Gébé : On a tendance à l’oublier, mais le Charlie hebdo moderne, sans égaler le Charlie hebdo historique, est longtemps resté valable comme journal satirique avant d’être définitivement ravagé par l’infâme Philippe Val : pendant douze ans, il eut comme directeur le génial Gébé (de son vrai nom Georges Blondeaux), sans doute le meilleur dessinateur, après le regretté Reiser, de l’équipe qui avait fondé l’hebdomadaire « bête et méchant » en 1969. Il avait au moins douze styles graphiques différents ! Disposant d’une formation d’architecte, c’était une tête, un cérébral, capable d’écrire des histoires d’une implacable logique, d’un humour imperturbable et aussi d’engager une véritable réflexion politique poussée et cohérente, la plus belle illustration restant « L’an 01 » qui, partant du constat que la société moderne se résume à faire perdre aux gens huit heures par jour pour construire des objets qui pourrissent l’environnement, préconise de faire un « pas de côté », c’est-à-dire de tout arrêter pour réfléchir, sans rien casser : la révolution de velours, quoi… Un talent fou et une intelligence remarquable qui en fit un pilier non seulement de Hara-kiri (dont il fut rédacteur en chef pendant quinze ans, depuis le désistement de Cavanna jusqu’à la disparition du mensuel) et de Charlie hebdo mais aussi de Pilote période Goscinny. Un de ses personnages fétiches, Berck, est surnommé « l’ogre universel » : voilà qui allait plutôt bien à Gébé lui-même, ce gaillard dont l’humour semblait prêt à avaler le monde enter d’une seule bouchée et qui avait, selon Cavanna, « une gueule sculptée au couteau plein chêne, un rire qui la fend en deux, trente-six mille grandes dents blanches ». Le 5 avril 2004, comme Coluche selon Renaud, il nous a laissé « avec les chiens, avec les méchants, les crétins, sous un soleil qui brille moins fort et moins loin ».

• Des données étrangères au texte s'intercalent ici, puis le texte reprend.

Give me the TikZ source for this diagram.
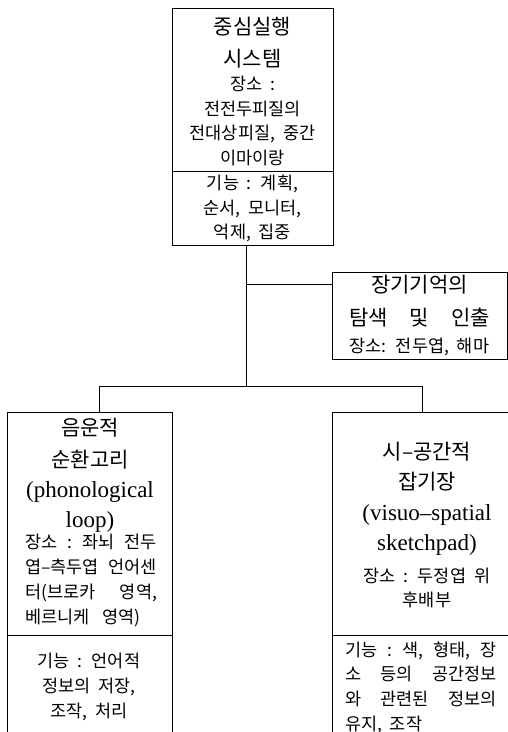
\documentclass[tikz,border=0pt]{standalone}
\usepackage{fontspec}
\setmainfont{Liberation Serif}
\newfontfamily\kr[WordSpace=2]{Noto Sans CJK KR}
\begin{document}
\begin{tikzpicture}[x=1pt,y=-1pt,
  box/.style={draw, line width=0.9pt, inner sep=0pt, anchor=north west},
  conn/.style={line width=0.9pt},
  ttl/.style={font=\kr\fontsize{21}{32}\selectfont, align=center, inner sep=0pt},
  sm/.style={font=\kr\fontsize{17.5}{24.7}\selectfont, align=center, inner sep=0pt},
  lat/.style={font=\fontsize{23}{30}\selectfont, align=center, inner sep=0pt}]
\useasboundingbox (0,0) rectangle (508,732);
\clip (0,0) rectangle (508,732);
\fill[white] (0,0) rectangle (508,732);
% boxes
\node[box, minimum width=161pt, minimum height=237pt] (T) at (172,8) {};
\node[box, minimum width=175pt, minimum height=87pt] (L) at (332,272) {};
\node[box, minimum width=165pt, minimum height=340pt] (P) at (7,412) {};
\node[box, minimum width=180pt, minimum height=340pt] (V) at (332,412) {};
% dividers
\coordinate (d1) at (0,171);
\coordinate (d2) at (0,635);
\draw[conn] (d1 -| T.west) -- (d1 -| T.east);
\draw[conn] (d2 -| P.west) -- (d2 -| P.east);
\draw[conn] (d2 -| V.west) -- (d2 -| V.east);
% connectors
\coordinate (j1) at (246,284);
\coordinate (j2) at (246,386);
\coordinate (pl) at (99,386);
\coordinate (pr) at (422,386);
\draw[conn] (j1 |- T.south) -- (j2);
\draw[conn] (j1) -- (j1 -| L.west);
\draw[conn] (pl |- P.north) -- (pl) -- (pr) -- (pr |- V.north);
% top box text
\node[ttl] (t1) at (252.5,43) {중심실행\\시스템};
\node[sm] (t2) at (252.5,121) {장소 :\\전전두피질의\\전대상피질, 중간\\이마이랑};
\node[sm] (t3) at (252.5,208.5) {기능 : 계획,\\순서, 모니터,\\억제, 집중};
% LTM box text
\node[ttl, font=\kr\fontsize{21}{33}\selectfont] (l1) at (419.5,301.5) {장기기억의\\탐색\hspace{22pt}{}및\hspace{22pt}{}인출};
\node[sm] (l2) at (419.5,347) {장소: 전두엽, 해마};
% phonological loop
\node[ttl] (p1) at (90,444) {음운적\\순환고리};
\node[lat] (p2) at (90,507) {(phonological\\loop)};
\node[sm] (p3) at (91,580.5) {\makebox[132pt][s]{장소\hfill{}:\hfill{}좌뇌\hfill{}전두}\\
  \makebox[132pt][s]{엽–측두엽\hfill{}언어센}\\
  \makebox[132pt][s]{터(브로카\hfill{}영역,}\\
  \makebox[132pt][l]{베르니케\hspace{13pt}{}영역)}};
\node[sm] (p4) at (89,687) {기능 : 언어적\\정보의 저장,\\조작, 처리};
% visuo-spatial sketchpad
\node[ttl, font=\kr\fontsize{21}{30}\selectfont] (v1) at (427,467) {시–공간적\\잡기장};
\node[lat] (v2) at (427,530) {(visuo–spatial\\sketchpad)};
\node[sm] (v3) at (427,588) {장소 : 두정엽 위\\후배부};
\node[sm] (v4) at (421,687.5) {\makebox[152pt][s]{기능\hfill{}:\hfill{}색,\hfill{}형태,\hfill{}장}\\
  \makebox[152pt][s]{소\hfill{}등의\hfill{}공간정보}\\
  \makebox[152pt][s]{와\hfill{}관련된\hfill{}정보의}\\
  \makebox[152pt][l]{유지, 조작}};
\end{tikzpicture}
\end{document}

Jacques Villeret : Je n’oublierai jamais ça ! Le 28 janvier 2005, j’étais en pleine visite (forcée) du salon Azimut, la grande foire brestoise à l’orientation. Le Télégramme de Brest du jour était mis à la disposition des visiteurs, j’en ai donc pris un, pour une fois que je n’avais pas, pour lire ce torchon, à payer l’argent qu’il ne mérite pas… Et j’apprends la nouvelle ! Un choc ! Personne ne s’y attendait : il allait avoir 54 ans et, la même année, quatre long-métrages (Iznogoud, L’antidote, Les âmes grises, Les parrains) avec lui sont sortis… Moi qui vais peu au cinéma, pour que la mort d’un comédien m’affecte, il faut donc non seulement que j’aie vu au moins un de ses films et que sa présence à l’écran m’ait marqué ! C’est donc vous dire si, dans ce cas-là… Pour moi, Villeret, comme, paradoxalement, pour beaucoup de gens de ma génération, c’était bien sûr « la denrée » dans La soupe aux choux, mais c’était aussi Le dîner de cons. Dans les deux cas, son personnage de petit bonhomme naïf, de victime facile, m’avait fasciné ! Je l’ai parfois rapproché de Porky Pig, le petit cochon des cartoons de la Warner, avec lequel il avait en commun la rondeur, la naïveté, et une apparente faiblesse qui cache une capacité à se montrer plus malin qu’il en a l’air. On dira ce qu’on voudra de ses films, mais à chaque fois, il accomplissait un vrai travail d’humoriste à part entière. Encore aujourd’hui, j’ai un peu de mal à réaliser qu’il n’est plus de ce monde. À propos, savez-vous que Patrice Leconte avait refusé de réaliser L’enquête corse parce qu’il considérait qu’un film avec pour héros Jack Palmer, le détective pas doué de Pétillon, ne pouvait être tourné qu’avec Villeret dans le rôle principal ? Manque de pot, Villeret venait de mourir quand on a proposé le film à Leconte. Résultat : on a eu le droit à un énième navet avec Christian Clavier… Ah, la mort de Villeret laisse vraiment un vide !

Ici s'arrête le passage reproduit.